Abstract

Polymer-based EOR methods in low-permeability reservoirs face injectivity issues and increased fracturing due to near wellbore plugging, as well as high-pressure gradients in these reservoirs. Polymer may cause pore blockage and undergo shear degradation and even oxidative degradation at high temperatures in the presence of very hard brine. Low-tension gas (LTG) flooding has the potential to be applied successfully for low-permeability carbonate reservoirs even in the presence of high formation brine salinity. In LTG flooding, the interfacial tension between oil and water is reduced to ultra-low values (10−3 dyne/cm) by injecting an optimized surfactant formulation to maximize mobilization of residual oil post-waterflood. Gas (nitrogen, hydrocarbon gases or CO2) is co-injected along with the surfactant slug to generate in situ foam which reduces the mobility ratio between the displaced (oil) and displacing phases, thus improving the displacement efficiency of the oil. In this work, the mechanism governing LTG flooding in low-permeability, high-salinity reservoirs was studied at a microscopic level using microemulsion properties and on a macroscopic scale by laboratory-scale coreflooding experiments. The main injection parameters studied were injected slug salinity and the interrelation between surfactant concentration and injected foam quality, and how they influence oil mobilization and displacement efficiency.
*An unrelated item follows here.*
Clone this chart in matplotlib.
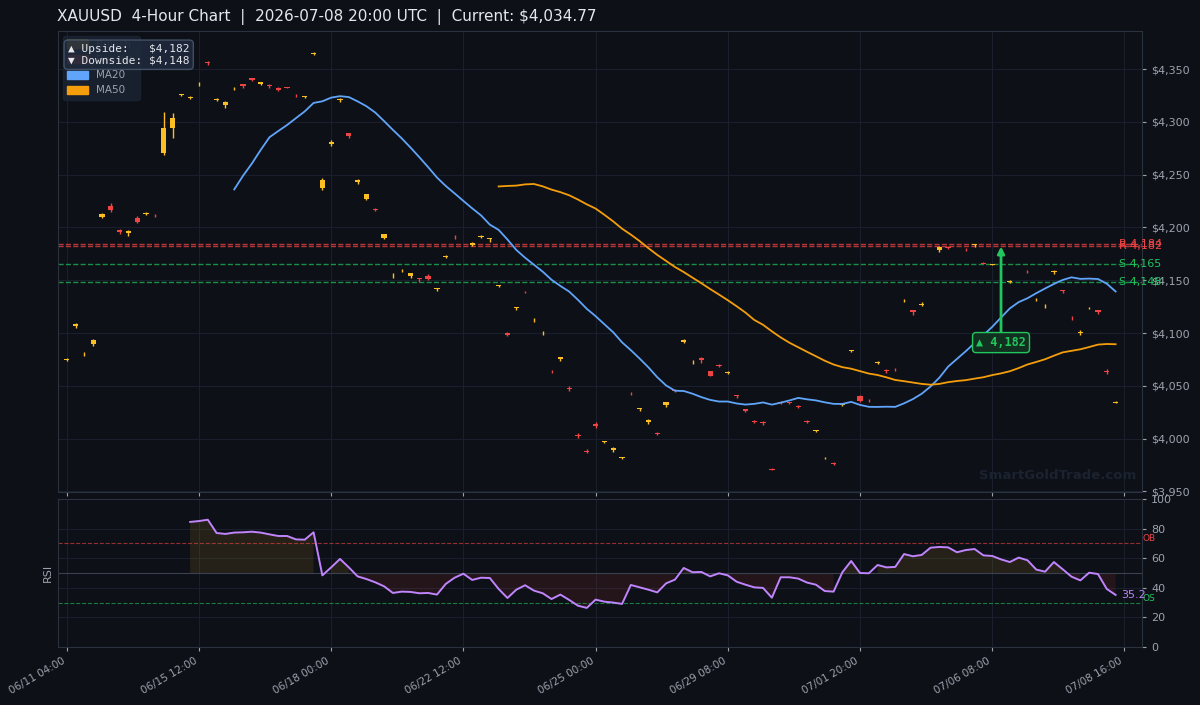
import numpy as np
import pandas as pd
import matplotlib
matplotlib.use('Agg')
import matplotlib.pyplot as plt
from matplotlib.patches import Patch
from matplotlib.ticker import FuncFormatter

# 4h candles (index based x axis)
opens = [
    4074.5, 4106.3, 4080.0, 4090.0, 4210.3, 4220.7, 4197.5, 4195.2, 4209.4, 4212.5,
    4211.3, 4270.6, 4294.2, 4325.0, 4323.0, 4335.6, 4357.0, 4321.1, 4316.0, 4331.1,
    4335.8, 4341.5, 4336.0, 4335.3, 4332.0, 4332.8, 4325.4, 4323.3, 4364.3, 4237.2,
    4279.3, 4320.4, 4289.5, 4243.3, 4227.4, 4217.6, 4190.0, 4154.1, 4158.8, 4153.6,
    4152.0, 4154.5, 4141.6, 4172.3, 4191.3, 4188.0, 4183.6, 4191.2, 4188.6, 4144.4,
    4099.7, 4124.0, 4139.2, 4112.0, 4099.8, 4063.6, 4075.5, 4047.8, 4003.8, 3988.5,
    4013.6, 3996.6, 3989.0, 3981.5, 4042.6, 4028.2, 4015.5, 4005.2, 4031.6, 4045.9,
    4092.0, 4072.5, 4076.4, 4064.0, 4069.3, 4062.6, 4041.0, 4028.0, 4016.8, 4016.0,
    3971.0, 4034.4, 4034.8, 4031.0, 4016.8, 4007.0, 3981.3, 3977.0, 4032.0, 4082.6,
    4040.3, 4036.8, 4071.6, 4065.0, 4066.3, 4130.3, 4122.0, 4126.8, 4152.0, 4178.2,
    4181.3, 4180.0, 4179.6, 4183.6, 4166.1, 4164.6, 4158.0, 4148.6, 4152.0, 4158.0,
    4131.4, 4125.5, 4157.4, 4140.6, 4115.6, 4100.0, 4124.4, 4122.0, 4064.2, 4034.2,
]
highs = [
    4076.5, 4109.2, 4082.4, 4094.0, 4213.5, 4223.0, 4199.0, 4197.5, 4210.5, 4214.5,
    4212.5, 4309.6, 4308.4, 4326.5, 4324.8, 4337.5, 4358.0, 4323.0, 4319.4, 4332.8,
    4336.0, 4341.8, 4338.0, 4335.5, 4333.0, 4333.2, 4326.8, 4324.8, 4365.8, 4246.9,
    4282.5, 4322.4, 4289.8, 4246.0, 4231.8, 4218.8, 4194.2, 4156.5, 4160.5, 4157.2,
    4152.2, 4156.0, 4142.4, 4174.0, 4192.8, 4188.0, 4186.0, 4192.8, 4190.0, 4145.2,
    4101.0, 4124.6, 4140.0, 4114.0, 4101.5, 4065.5, 4077.4, 4049.8, 4005.5, 3990.0,
    4015.5, 3998.0, 3992.0, 3982.5, 4044.0, 4028.8, 4019.0, 4006.5, 4034.6, 4047.5,
    4094.0, 4074.5, 4077.5, 4064.5, 4070.5, 4064.5, 4041.2, 4028.3, 4017.3, 4016.3,
    3972.2, 4036.0, 4035.0, 4032.2, 4017.5, 4008.5, 3982.5, 3977.8, 4034.2, 4084.3,
    4041.0, 4038.0, 4073.2, 4066.0, 4066.5, 4132.0, 4122.3, 4129.0, 4152.0, 4182.0,
    4182.5, 4180.0, 4181.0, 4184.4, 4167.0, 4165.1, 4158.0, 4150.0, 4152.0, 4159.5,
    4133.0, 4128.0, 4160.0, 4140.8, 4115.8, 4103.0, 4125.0, 4122.3, 4066.0, 4035.5,
]
lows = [
    4073.5, 4104.5, 4078.6, 4088.0, 4209.0, 4215.0, 4194.0, 4192.0, 4204.0, 4211.5,
    4209.5, 4268.7, 4284.8, 4324.0, 4321.5, 4334.0, 4354.2, 4319.6, 4313.4, 4330.0,
    4332.3, 4338.5, 4335.0, 4332.0, 4329.0, 4331.8, 4323.6, 4323.0, 4363.6, 4235.3,
    4277.0, 4318.8, 4285.0, 4241.5, 4226.0, 4215.5, 4188.6, 4152.0, 4157.5, 4152.5,
    4148.5, 4150.5, 4140.2, 4171.0, 4189.5, 4188.0, 4182.0, 4190.0, 4186.5, 4143.5,
    4097.5, 4122.0, 4138.0, 4110.5, 4098.5, 4062.0, 4073.9, 4045.5, 4000.5, 3986.0,
    4010.2, 3995.5, 3987.0, 3981.0, 4041.0, 4026.0, 4014.0, 4003.5, 4030.0, 4044.0,
    4091.0, 4071.0, 4072.0, 4059.0, 4068.0, 4061.5, 4038.5, 4025.0, 4015.0, 4013.0,
    3969.9, 4032.5, 4033.2, 4028.6, 4015.0, 4006.0, 3980.5, 3975.5, 4030.5, 4081.7,
    4035.0, 4035.0, 4070.8, 4062.5, 4063.8, 4129.0, 4117.5, 4125.5, 4152.0, 4177.0,
    4179.8, 4180.0, 4178.0, 4181.5, 4165.5, 4164.3, 4158.0, 4147.5, 4152.0, 4156.5,
    4130.2, 4123.5, 4156.0, 4137.5, 4112.5, 4098.5, 4123.0, 4118.0, 4061.0, 4034.0,
]
closes = [
    4075.0, 4108.9, 4080.3, 4093.0, 4212.9, 4217.0, 4196.0, 4196.6, 4205.4, 4213.8,
    4211.0, 4294.2, 4303.7, 4326.3, 4323.3, 4335.9, 4355.4, 4321.4, 4319.1, 4331.4,
    4334.0, 4339.6, 4337.6, 4334.2, 4330.3, 4331.8, 4325.1, 4324.5, 4365.3, 4245.0,
    4280.8, 4321.6, 4286.6, 4244.6, 4231.6, 4216.4, 4194.0, 4154.4, 4159.1, 4157.0,
    4151.0, 4151.4, 4142.3, 4172.6, 4191.0, 4188.0, 4184.9, 4191.5, 4190.0, 4145.2,
    4098.5, 4124.5, 4138.9, 4112.3, 4100.0, 4063.3, 4077.0, 4047.5, 4002.3, 3987.2,
    4012.0, 3997.6, 3991.0, 3982.2, 4042.3, 4028.8, 4018.0, 4004.9, 4034.5, 4045.6,
    4093.2, 4072.8, 4074.6, 4059.7, 4069.0, 4063.6, 4040.2, 4026.4, 4015.5, 4014.5,
    3970.7, 4034.1, 4034.0, 4029.8, 4015.6, 4008.3, 3981.6, 3975.8, 4033.3, 4084.0,
    4036.1, 4036.4, 4073.0, 4063.8, 4065.9, 4130.6, 4120.0, 4128.0, 4152.0, 4181.7,
    4181.0, 4180.0, 4179.3, 4184.3, 4165.8, 4165.1, 4158.0, 4148.9, 4152.0, 4157.7,
    4131.7, 4125.9, 4158.6, 4140.0, 4115.0, 4101.4, 4125.0, 4120.4, 4063.0, 4034.77,
]

# RSI(14), starts at candle 14
rsi_vals = [
    84.5, 85.1, 86.0, 77.0, 76.4, 77.3, 77.5, 77.9, 77.3, 76.1,
    75.0, 75.0, 72.7, 72.5, 77.5, 48.4, 53.8, 59.5, 53.8, 47.7,
    45.9, 43.7, 41.0, 36.5, 37.4, 37.2, 36.3, 36.5, 35.4, 42.6,
    46.8, 49.5, 45.3, 46.8, 46.6, 39.2, 33.1, 38.7, 41.7, 38.1,
    36.3, 32.4, 35.4, 31.8, 27.9, 26.4, 32.0, 30.6, 30.0, 29.1,
    41.9, 40.3, 38.7, 36.9, 43.0, 45.5, 53.4, 50.5, 50.7, 47.7,
    49.8, 48.4, 44.1, 42.1, 40.3, 39.9, 33.3, 47.1, 47.1, 46.2,
    43.5, 42.1, 37.8, 37.4, 50.5, 58.1, 50.0, 49.8, 55.4, 53.8,
    54.1, 62.8, 61.3, 62.2, 67.1, 67.6, 67.3, 64.0, 65.5, 66.2,
    61.9, 61.5, 59.2, 57.4, 60.4, 58.6, 52.3, 50.9, 57.4, 52.5,
    47.5, 45.0, 50.2, 49.3, 39.2, 35.2,
]
rsi_start = 14

resistance = [4184, 4182]
support = [4165, 4148]
target = 4182
tick_idx = list(range(0, 121, 15))
tick_labels = ['06/11 04:00', '06/15 12:00', '06/18 00:00', '06/22 12:00', '06/25 00:00',
               '06/29 08:00', '07/01 20:00', '07/06 08:00', '07/08 16:00']

BG = '#0d1017'
BULL = '#fbbf24'
BEAR = '#ef4444'
C_MA20 = '#60a5fa'
C_MA50 = '#f59e0b'
C_RSI = '#c084fc'
GREEN = '#22c55e'
GRID = '#1a202b'
TXT = '#9ca3af'
SPINE = '#2a323e'

o = np.array(opens); h = np.array(highs); l = np.array(lows); c = np.array(closes)
x = np.arange(len(c))
ma20 = pd.Series(c).rolling(20).mean()
ma50 = pd.Series(c).rolling(50).mean()
up = c >= o
cols = np.where(up, BULL, BEAR)

fig = plt.figure(figsize=(12, 7.05), dpi=100, facecolor=BG)
ax = fig.add_axes([0.0483, 0.3021, 0.9034, 0.6539], facecolor=BG)
ax2 = fig.add_axes([0.0483, 0.0823, 0.9034, 0.2099], facecolor=BG, sharex=ax)

for a in (ax, ax2):
    for s in a.spines.values():
        s.set_color(SPINE)
    a.grid(True, color=GRID, lw=0.8)
    a.set_axisbelow(True)
    a.yaxis.tick_right()
    a.tick_params(colors=TXT, labelsize=8, length=3)

# candles
ax.vlines(x, l, h, colors=cols, lw=1, zorder=3)
ax.bar(x, np.abs(c - o), bottom=np.minimum(o, c), width=0.6, color=cols, zorder=3, lw=0)

ax.plot(x, ma20, color=C_MA20, lw=1.3, zorder=4)
ax.plot(x, ma50, color=C_MA50, lw=1.3, zorder=4)

for v in resistance:
    ax.axhline(v, color=BEAR, ls='--', lw=1, alpha=0.75, zorder=2)
    ax.text(119.4, v, f'R {v:,}', color=BEAR, fontsize=8, va='center', ha='left')
for v in support:
    ax.axhline(v, color=GREEN, ls='--', lw=1, alpha=0.7, zorder=2)
    ax.text(119.4, v, f'S {v:,}', color=GREEN, fontsize=8, va='center', ha='left')

ax.annotate(f'\u25b2 {target:,}', xy=(106, target), xytext=(106, 4091),
            ha='center', va='center', color=GREEN, fontsize=8.5, fontweight='bold',
            family='DejaVu Sans Mono', zorder=8,
            bbox=dict(boxstyle='round,pad=0.3', fc='#12301f', ec=GREEN, lw=1),
            arrowprops=dict(arrowstyle='-|>', color=GREEN, lw=2, mutation_scale=10,
                            shrinkA=0, shrinkB=0))

ax.set_xlim(-1, 122)
ax.set_ylim(3949.5, 4386)
ax.yaxis.set_major_locator(plt.MultipleLocator(50))
ax.yaxis.set_major_formatter(FuncFormatter(lambda v, p: f'${v:,.0f}'))
ax.set_xticks(tick_idx)
ax.tick_params(labelbottom=False)

handles = [Patch(color=BULL, label='Bullish'), Patch(color=BEAR, label='Bearish'),
           Patch(color=C_MA20, label='MA20'), Patch(color=C_MA50, label='MA50')]
leg = ax.legend(handles=handles, loc='upper left', fontsize=7.5, facecolor='#1b2433',
                edgecolor='#1b2433', framealpha=0.85, labelcolor=TXT,
                handlelength=2.0, handleheight=0.8, borderaxespad=0.45)
leg.set_zorder(6)

ax.text(0.0092, 0.972, '\u25b2 Upside:   $4,182\n\u25bc Downside: $4,148',
        transform=ax.transAxes, family='DejaVu Sans Mono', fontsize=8, color='#e5e7eb',
        va='top', ha='left', zorder=10,
        bbox=dict(boxstyle='round,pad=0.35', fc='#1e293b', ec='#475569', alpha=0.92))

ax.text(0.922, 0.035, 'SmartGoldTrade.com', transform=ax.transAxes, ha='center',
        va='center', fontsize=9.5, fontweight='bold', color='#1b2230', zorder=1)

# RSI
rx = np.arange(rsi_start, rsi_start + len(rsi_vals))
r = np.array(rsi_vals)
ax2.fill_between(rx, r, 50, where=r >= 50, color=BULL, alpha=0.1, lw=0)
ax2.fill_between(rx, r, 50, where=r < 50, color=BEAR, alpha=0.1, lw=0)
ax2.plot(rx, r, color=C_RSI, lw=1.4, zorder=4)
ax2.axhline(70, color=BEAR, ls='--', lw=0.8, alpha=0.6)
ax2.axhline(30, color=GREEN, ls='--', lw=0.8, alpha=0.6)
ax2.axhline(50, color='#3a4250', lw=0.8)
ax2.text(122.05, 70, 'OB', color=BEAR, fontsize=6.5, va='bottom', ha='left')
ax2.text(122.05, 30, 'OS', color=GREEN, fontsize=6.5, va='bottom', ha='left')
ax2.text(119.6, r[-1], f'{r[-1]:.1f}', color=C_RSI, fontsize=8, va='center', ha='left')
ax2.set_ylim(0, 100)
ax2.set_yticks(range(0, 101, 20))
ax2.set_ylabel('RSI', color=TXT, fontsize=8)
ax2.set_xticks(tick_idx)
ax2.set_xticklabels(tick_labels, rotation=30, ha='right', fontsize=7.5)

fig.text(57 / 1200, 1 - 17 / 705,
         'XAUUSD  4-Hour Chart  |  2026-07-08 20:00 UTC  |  Current: $4,034.77',
         fontsize=11, color='#e5e7eb', va='center', ha='left')

fig.savefig('out.png', dpi=100, facecolor=BG)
Qualitative assessment of the results was performed by studying oil recovery, oil fractional flow, oil bank breakthrough and effluent salinity and pressure drop characteristics.

Highlights

  • Conventional alkali–polymer (AP), surfactant–polymer (SP) and alkali–surfactant–polymer (ASP) flooding methods have limited success in carbonate formations because of typical high reservoir salinity, low permeability and complex rock–fluid interactions

  • The IFT measurements between oil and water for the extracted microemulsion phase are shown for the salinity range of 80,000–120,000 ppm, which corresponds to Type I environment (Fig. 2)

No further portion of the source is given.